Green Chile Stew
Recipe type: Soup
Cuisine: Americana
  • 3-4 slices of bacon (optional, meat can be browned and seared in olive oil)
  • ~1/2 lb. boneless chicken breast or thighs chopped into ½" cubes
  • 6-8 oz boneless pork, chopped into ½" cubes
  • ¼ cup butter
  • 1 cup chopped onion
  • ¼ cup flour (optional thickener)
  • 4-5 cloves garlic minced
  • 8 green chilies, roasted, peeled, and chopped (or more)
  • 1 large red bell pepper, roasted, seeded, and peeled
  • 1 jalapeno, seeded and minced
  • 2 large tomatoes, diced
  • 5-6 cups chicken stock
  • 2 tsp. cumin
  • 1 tsp. paprika (I use smoked sweet Hungarian paprika)
  • salt and pepper to taste
  • 1-2 Tbs. cilantro, minced
  • grated cheese (of your choice)
  1. Heat a large skillet over med-high heat, cook the bacon until crisp. Remove, cool, and crumble. Cook chicken and pork in the bacon grease about 5 minutes over medium high heat. Drain and set aside.
  2. In a large pot, melt the butter, add the onions and saute until soft and translucent. Add the flour and cook 2-3 minutes, stirring constantly. Add garlic, cumin, and paprika, continue cooking and stirring 1-2 minutes.

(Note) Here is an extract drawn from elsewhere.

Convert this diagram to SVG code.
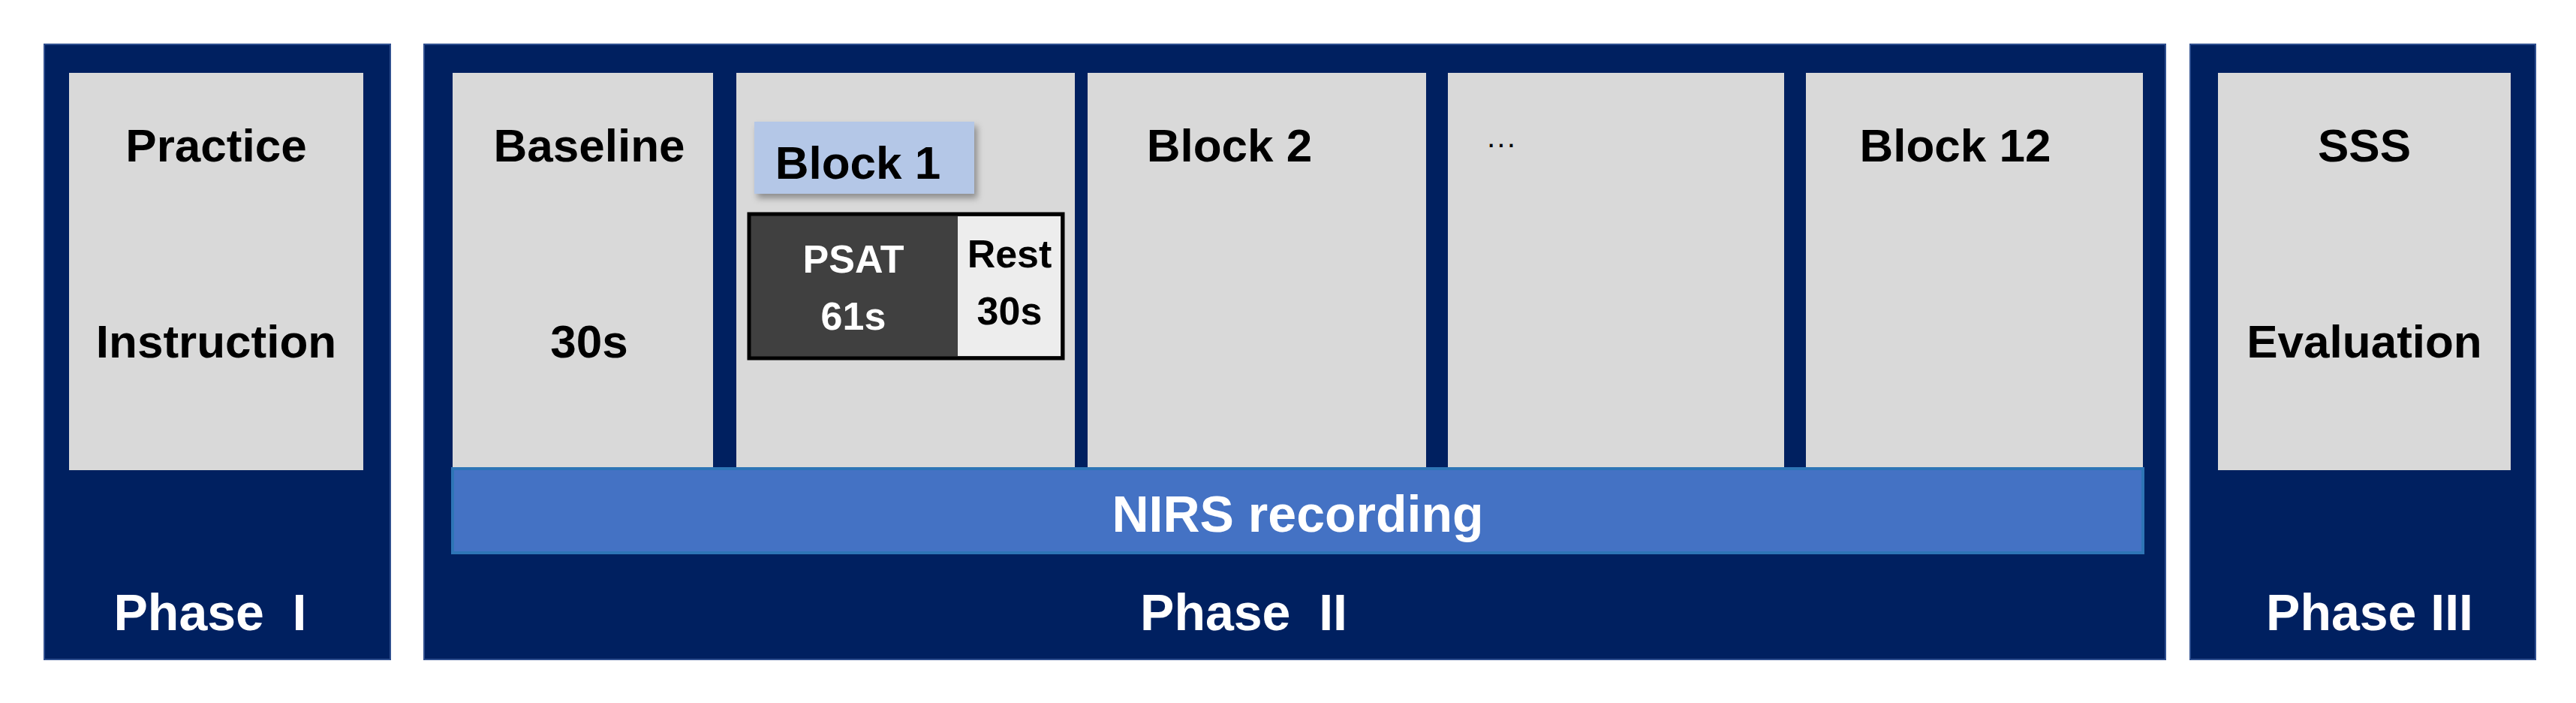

  3. Slowly add chicken broth, stir/whisk until smooth and thick. Add bacon, chicken, pork, all chilies, tomatoes, and cilantro. Lower heat and simmer about 30 minutes. Salt and pepper to taste.
  4. If you want thicker smoother soup, run chilies and tomatoes through a blender before adding to soup.
  5. Serve hot with cornbread. Garnish with grated cheese (or sour cream).